Instructions to follow: Copy the lines below as they are; omit the images they contain.

Source material:
________________________________________
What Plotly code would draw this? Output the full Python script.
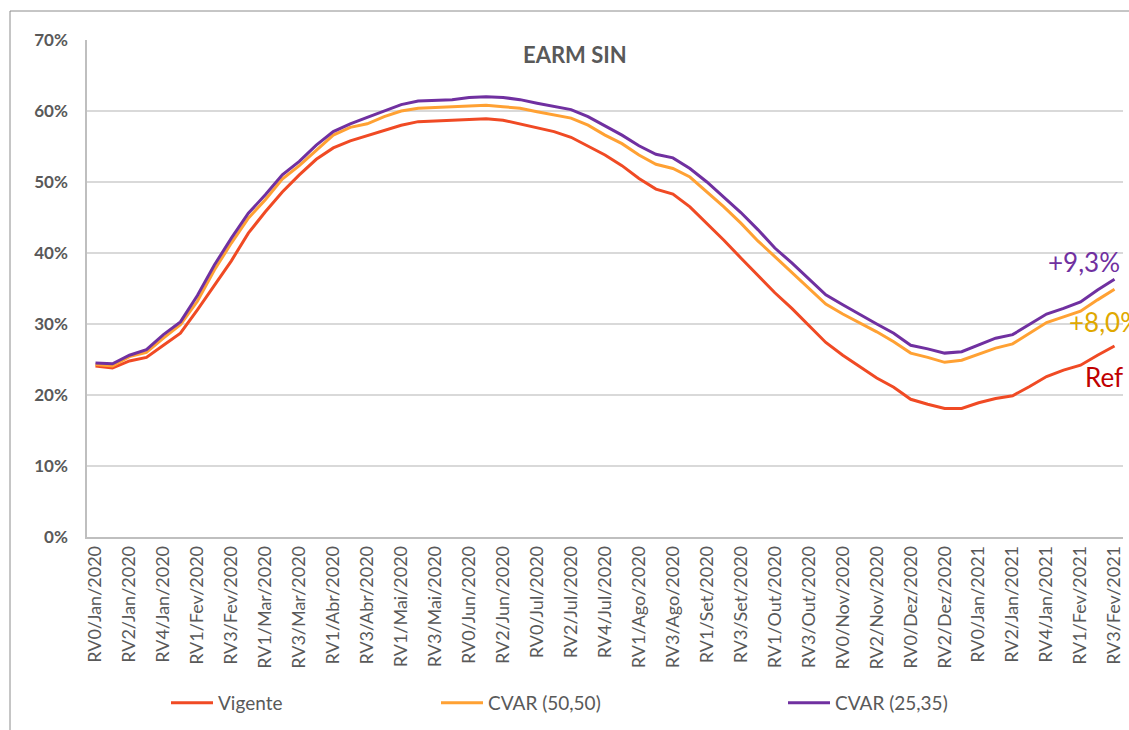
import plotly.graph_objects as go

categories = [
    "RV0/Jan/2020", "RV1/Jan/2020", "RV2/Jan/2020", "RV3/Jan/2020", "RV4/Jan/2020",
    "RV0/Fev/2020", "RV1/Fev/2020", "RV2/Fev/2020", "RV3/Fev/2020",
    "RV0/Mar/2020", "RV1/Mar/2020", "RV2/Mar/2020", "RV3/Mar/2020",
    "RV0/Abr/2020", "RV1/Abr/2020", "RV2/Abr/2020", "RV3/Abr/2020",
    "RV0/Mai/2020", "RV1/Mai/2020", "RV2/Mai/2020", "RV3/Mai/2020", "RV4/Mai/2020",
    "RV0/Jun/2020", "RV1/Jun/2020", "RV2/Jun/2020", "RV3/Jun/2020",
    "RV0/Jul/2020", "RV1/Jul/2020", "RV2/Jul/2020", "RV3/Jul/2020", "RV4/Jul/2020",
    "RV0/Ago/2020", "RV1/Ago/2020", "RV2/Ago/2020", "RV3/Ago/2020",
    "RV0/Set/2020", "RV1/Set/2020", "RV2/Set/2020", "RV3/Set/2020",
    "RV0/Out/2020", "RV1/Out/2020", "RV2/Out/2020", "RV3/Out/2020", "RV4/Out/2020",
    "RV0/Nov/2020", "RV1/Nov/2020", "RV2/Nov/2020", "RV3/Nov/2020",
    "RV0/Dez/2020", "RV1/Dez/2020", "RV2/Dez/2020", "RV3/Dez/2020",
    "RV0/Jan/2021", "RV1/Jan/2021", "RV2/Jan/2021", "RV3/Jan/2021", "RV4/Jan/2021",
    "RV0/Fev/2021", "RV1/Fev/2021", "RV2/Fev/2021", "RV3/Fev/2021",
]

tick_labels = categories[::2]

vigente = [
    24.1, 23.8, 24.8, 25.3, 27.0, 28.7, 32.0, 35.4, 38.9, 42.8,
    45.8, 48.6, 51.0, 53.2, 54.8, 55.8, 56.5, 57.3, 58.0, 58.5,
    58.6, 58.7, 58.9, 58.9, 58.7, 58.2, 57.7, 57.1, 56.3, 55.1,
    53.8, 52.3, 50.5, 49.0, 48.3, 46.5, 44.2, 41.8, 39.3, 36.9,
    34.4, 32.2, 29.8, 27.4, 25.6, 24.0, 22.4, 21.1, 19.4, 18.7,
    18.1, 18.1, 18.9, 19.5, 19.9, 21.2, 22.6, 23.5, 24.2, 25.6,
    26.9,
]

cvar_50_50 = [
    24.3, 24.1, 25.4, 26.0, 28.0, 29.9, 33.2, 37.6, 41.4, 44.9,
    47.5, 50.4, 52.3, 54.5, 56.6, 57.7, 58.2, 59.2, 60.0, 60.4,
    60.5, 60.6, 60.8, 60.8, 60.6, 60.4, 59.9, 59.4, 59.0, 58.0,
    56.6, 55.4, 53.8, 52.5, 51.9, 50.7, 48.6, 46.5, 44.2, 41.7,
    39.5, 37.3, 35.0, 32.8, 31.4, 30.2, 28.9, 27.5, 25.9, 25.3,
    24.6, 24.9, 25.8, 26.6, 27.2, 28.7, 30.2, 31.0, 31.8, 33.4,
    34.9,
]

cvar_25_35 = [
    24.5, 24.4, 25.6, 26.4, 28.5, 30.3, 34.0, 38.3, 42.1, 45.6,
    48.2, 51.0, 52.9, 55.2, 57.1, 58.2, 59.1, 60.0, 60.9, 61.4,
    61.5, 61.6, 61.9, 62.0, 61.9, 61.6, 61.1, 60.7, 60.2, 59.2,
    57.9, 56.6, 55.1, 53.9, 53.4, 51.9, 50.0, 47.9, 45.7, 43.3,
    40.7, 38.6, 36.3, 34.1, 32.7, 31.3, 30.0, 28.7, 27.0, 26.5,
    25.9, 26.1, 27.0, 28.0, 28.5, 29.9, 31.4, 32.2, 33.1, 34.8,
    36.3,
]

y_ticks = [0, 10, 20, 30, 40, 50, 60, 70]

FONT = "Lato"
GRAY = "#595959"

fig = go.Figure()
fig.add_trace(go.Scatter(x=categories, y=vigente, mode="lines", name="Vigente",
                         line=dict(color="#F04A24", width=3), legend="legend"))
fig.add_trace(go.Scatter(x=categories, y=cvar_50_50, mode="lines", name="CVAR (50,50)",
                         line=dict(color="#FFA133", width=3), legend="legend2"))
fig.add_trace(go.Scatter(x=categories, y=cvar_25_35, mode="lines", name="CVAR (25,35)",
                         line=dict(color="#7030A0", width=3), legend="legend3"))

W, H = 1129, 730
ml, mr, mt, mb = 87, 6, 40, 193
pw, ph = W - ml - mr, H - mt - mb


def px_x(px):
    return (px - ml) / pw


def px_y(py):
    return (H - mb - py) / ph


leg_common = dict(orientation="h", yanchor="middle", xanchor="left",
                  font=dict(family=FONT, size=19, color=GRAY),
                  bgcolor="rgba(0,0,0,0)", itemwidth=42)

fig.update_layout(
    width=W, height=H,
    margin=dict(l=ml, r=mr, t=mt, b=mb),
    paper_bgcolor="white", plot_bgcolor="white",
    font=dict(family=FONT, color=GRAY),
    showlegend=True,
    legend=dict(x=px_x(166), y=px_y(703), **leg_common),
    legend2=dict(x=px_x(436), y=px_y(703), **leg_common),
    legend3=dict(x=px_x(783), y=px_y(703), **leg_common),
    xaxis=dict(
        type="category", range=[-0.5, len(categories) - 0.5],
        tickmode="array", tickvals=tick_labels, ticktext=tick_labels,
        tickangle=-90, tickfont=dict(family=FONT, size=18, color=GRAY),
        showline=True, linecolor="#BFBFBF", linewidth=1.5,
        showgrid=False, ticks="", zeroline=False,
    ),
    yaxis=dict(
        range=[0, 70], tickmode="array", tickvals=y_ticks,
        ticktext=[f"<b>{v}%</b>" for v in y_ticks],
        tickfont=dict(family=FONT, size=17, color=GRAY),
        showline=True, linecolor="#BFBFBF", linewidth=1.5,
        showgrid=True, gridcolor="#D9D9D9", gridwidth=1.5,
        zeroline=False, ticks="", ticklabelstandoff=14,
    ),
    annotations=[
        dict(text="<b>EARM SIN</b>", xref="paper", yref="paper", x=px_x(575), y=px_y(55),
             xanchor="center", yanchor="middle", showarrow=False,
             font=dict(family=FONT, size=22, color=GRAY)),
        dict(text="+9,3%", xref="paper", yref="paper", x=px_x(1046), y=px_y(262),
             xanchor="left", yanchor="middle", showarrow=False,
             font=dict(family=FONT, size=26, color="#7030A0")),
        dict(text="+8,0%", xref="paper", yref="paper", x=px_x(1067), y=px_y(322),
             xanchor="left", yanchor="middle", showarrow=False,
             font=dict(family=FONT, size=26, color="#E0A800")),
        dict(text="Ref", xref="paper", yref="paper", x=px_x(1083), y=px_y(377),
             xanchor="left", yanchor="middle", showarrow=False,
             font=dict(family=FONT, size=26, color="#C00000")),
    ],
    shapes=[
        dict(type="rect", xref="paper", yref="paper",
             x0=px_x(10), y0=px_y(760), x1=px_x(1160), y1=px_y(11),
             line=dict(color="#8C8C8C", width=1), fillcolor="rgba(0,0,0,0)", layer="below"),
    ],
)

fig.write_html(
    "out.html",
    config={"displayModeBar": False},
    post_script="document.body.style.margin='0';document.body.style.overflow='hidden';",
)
________________________________________
Reply:
What Plotly code would draw this? Output the full Python script.
import plotly.graph_objects as go

categories = [
    "RV0/Jan/2020", "RV1/Jan/2020", "RV2/Jan/2020", "RV3/Jan/2020", "RV4/Jan/2020",
    "RV0/Fev/2020", "RV1/Fev/2020", "RV2/Fev/2020", "RV3/Fev/2020",
    "RV0/Mar/2020", "RV1/Mar/2020", "RV2/Mar/2020", "RV3/Mar/2020",
    "RV0/Abr/2020", "RV1/Abr/2020", "RV2/Abr/2020", "RV3/Abr/2020",
    "RV0/Mai/2020", "RV1/Mai/2020", "RV2/Mai/2020", "RV3/Mai/2020", "RV4/Mai/2020",
    "RV0/Jun/2020", "RV1/Jun/2020", "RV2/Jun/2020", "RV3/Jun/2020",
    "RV0/Jul/2020", "RV1/Jul/2020", "RV2/Jul/2020", "RV3/Jul/2020", "RV4/Jul/2020",
    "RV0/Ago/2020", "RV1/Ago/2020", "RV2/Ago/2020", "RV3/Ago/2020",
    "RV0/Set/2020", "RV1/Set/2020", "RV2/Set/2020", "RV3/Set/2020",
    "RV0/Out/2020", "RV1/Out/2020", "RV2/Out/2020", "RV3/Out/2020", "RV4/Out/2020",
    "RV0/Nov/2020", "RV1/Nov/2020", "RV2/Nov/2020", "RV3/Nov/2020",
    "RV0/Dez/2020", "RV1/Dez/2020", "RV2/Dez/2020", "RV3/Dez/2020",
    "RV0/Jan/2021", "RV1/Jan/2021", "RV2/Jan/2021", "RV3/Jan/2021", "RV4/Jan/2021",
    "RV0/Fev/2021", "RV1/Fev/2021", "RV2/Fev/2021", "RV3/Fev/2021",
]

tick_labels = categories[::2]

vigente = [
    24.1, 23.8, 24.8, 25.3, 27.0, 28.7, 32.0, 35.4, 38.9, 42.8,
    45.8, 48.6, 51.0, 53.2, 54.8, 55.8, 56.5, 57.3, 58.0, 58.5,
    58.6, 58.7, 58.9, 58.9, 58.7, 58.2, 57.7, 57.1, 56.3, 55.1,
    53.8, 52.3, 50.5, 49.0, 48.3, 46.5, 44.2, 41.8, 39.3, 36.9,
    34.4, 32.2, 29.8, 27.4, 25.6, 24.0, 22.4, 21.1, 19.4, 18.7,
    18.1, 18.1, 18.9, 19.5, 19.9, 21.2, 22.6, 23.5, 24.2, 25.6,
    26.9,
]

cvar_50_50 = [
    24.3, 24.1, 25.4, 26.0, 28.0, 29.9, 33.2, 37.6, 41.4, 44.9,
    47.5, 50.4, 52.3, 54.5, 56.6, 57.7, 58.2, 59.2, 60.0, 60.4,
    60.5, 60.6, 60.8, 60.8, 60.6, 60.4, 59.9, 59.4, 59.0, 58.0,
    56.6, 55.4, 53.8, 52.5, 51.9, 50.7, 48.6, 46.5, 44.2, 41.7,
    39.5, 37.3, 35.0, 32.8, 31.4, 30.2, 28.9, 27.5, 25.9, 25.3,
    24.6, 24.9, 25.8, 26.6, 27.2, 28.7, 30.2, 31.0, 31.8, 33.4,
    34.9,
]

cvar_25_35 = [
    24.5, 24.4, 25.6, 26.4, 28.5, 30.3, 34.0, 38.3, 42.1, 45.6,
    48.2, 51.0, 52.9, 55.2, 57.1, 58.2, 59.1, 60.0, 60.9, 61.4,
    61.5, 61.6, 61.9, 62.0, 61.9, 61.6, 61.1, 60.7, 60.2, 59.2,
    57.9, 56.6, 55.1, 53.9, 53.4, 51.9, 50.0, 47.9, 45.7, 43.3,
    40.7, 38.6, 36.3, 34.1, 32.7, 31.3, 30.0, 28.7, 27.0, 26.5,
    25.9, 26.1, 27.0, 28.0, 28.5, 29.9, 31.4, 32.2, 33.1, 34.8,
    36.3,
]

y_ticks = [0, 10, 20, 30, 40, 50, 60, 70]

FONT = "Lato"
GRAY = "#595959"

fig = go.Figure()
fig.add_trace(go.Scatter(x=categories, y=vigente, mode="lines", name="Vigente",
                         line=dict(color="#F04A24", width=3), legend="legend"))
fig.add_trace(go.Scatter(x=categories, y=cvar_50_50, mode="lines", name="CVAR (50,50)",
                         line=dict(color="#FFA133", width=3), legend="legend2"))
fig.add_trace(go.Scatter(x=categories, y=cvar_25_35, mode="lines", name="CVAR (25,35)",
                         line=dict(color="#7030A0", width=3), legend="legend3"))

W, H = 1129, 730
ml, mr, mt, mb = 87, 6, 40, 193
pw, ph = W - ml - mr, H - mt - mb


def px_x(px):
    return (px - ml) / pw


def px_y(py):
    return (H - mb - py) / ph


leg_common = dict(orientation="h", yanchor="middle", xanchor="left",
                  font=dict(family=FONT, size=19, color=GRAY),
                  bgcolor="rgba(0,0,0,0)", itemwidth=42)

fig.update_layout(
    width=W, height=H,
    margin=dict(l=ml, r=mr, t=mt, b=mb),
    paper_bgcolor="white", plot_bgcolor="white",
    font=dict(family=FONT, color=GRAY),
    showlegend=True,
    legend=dict(x=px_x(166), y=px_y(703), **leg_common),
    legend2=dict(x=px_x(436), y=px_y(703), **leg_common),
    legend3=dict(x=px_x(783), y=px_y(703), **leg_common),
    xaxis=dict(
        type="category", range=[-0.5, len(categories) - 0.5],
        tickmode="array", tickvals=tick_labels, ticktext=tick_labels,
        tickangle=-90, tickfont=dict(family=FONT, size=18, color=GRAY),
        showline=True, linecolor="#BFBFBF", linewidth=1.5,
        showgrid=False, ticks="", zeroline=False,
    ),
    yaxis=dict(
        range=[0, 70], tickmode="array", tickvals=y_ticks,
        ticktext=[f"<b>{v}%</b>" for v in y_ticks],
        tickfont=dict(family=FONT, size=17, color=GRAY),
        showline=True, linecolor="#BFBFBF", linewidth=1.5,
        showgrid=True, gridcolor="#D9D9D9", gridwidth=1.5,
        zeroline=False, ticks="", ticklabelstandoff=14,
    ),
    annotations=[
        dict(text="<b>EARM SIN</b>", xref="paper", yref="paper", x=px_x(575), y=px_y(55),
             xanchor="center", yanchor="middle", showarrow=False,
             font=dict(family=FONT, size=22, color=GRAY)),
        dict(text="+9,3%", xref="paper", yref="paper", x=px_x(1046), y=px_y(262),
             xanchor="left", yanchor="middle", showarrow=False,
             font=dict(family=FONT, size=26, color="#7030A0")),
        dict(text="+8,0%", xref="paper", yref="paper", x=px_x(1067), y=px_y(322),
             xanchor="left", yanchor="middle", showarrow=False,
             font=dict(family=FONT, size=26, color="#E0A800")),
        dict(text="Ref", xref="paper", yref="paper", x=px_x(1083), y=px_y(377),
             xanchor="left", yanchor="middle", showarrow=False,
             font=dict(family=FONT, size=26, color="#C00000")),
    ],
    shapes=[
        dict(type="rect", xref="paper", yref="paper",
             x0=px_x(10), y0=px_y(760), x1=px_x(1160), y1=px_y(11),
             line=dict(color="#8C8C8C", width=1), fillcolor="rgba(0,0,0,0)", layer="below"),
    ],
)

fig.write_html(
    "out.html",
    config={"displayModeBar": False},
    post_script="document.body.style.margin='0';document.body.style.overflow='hidden';",
)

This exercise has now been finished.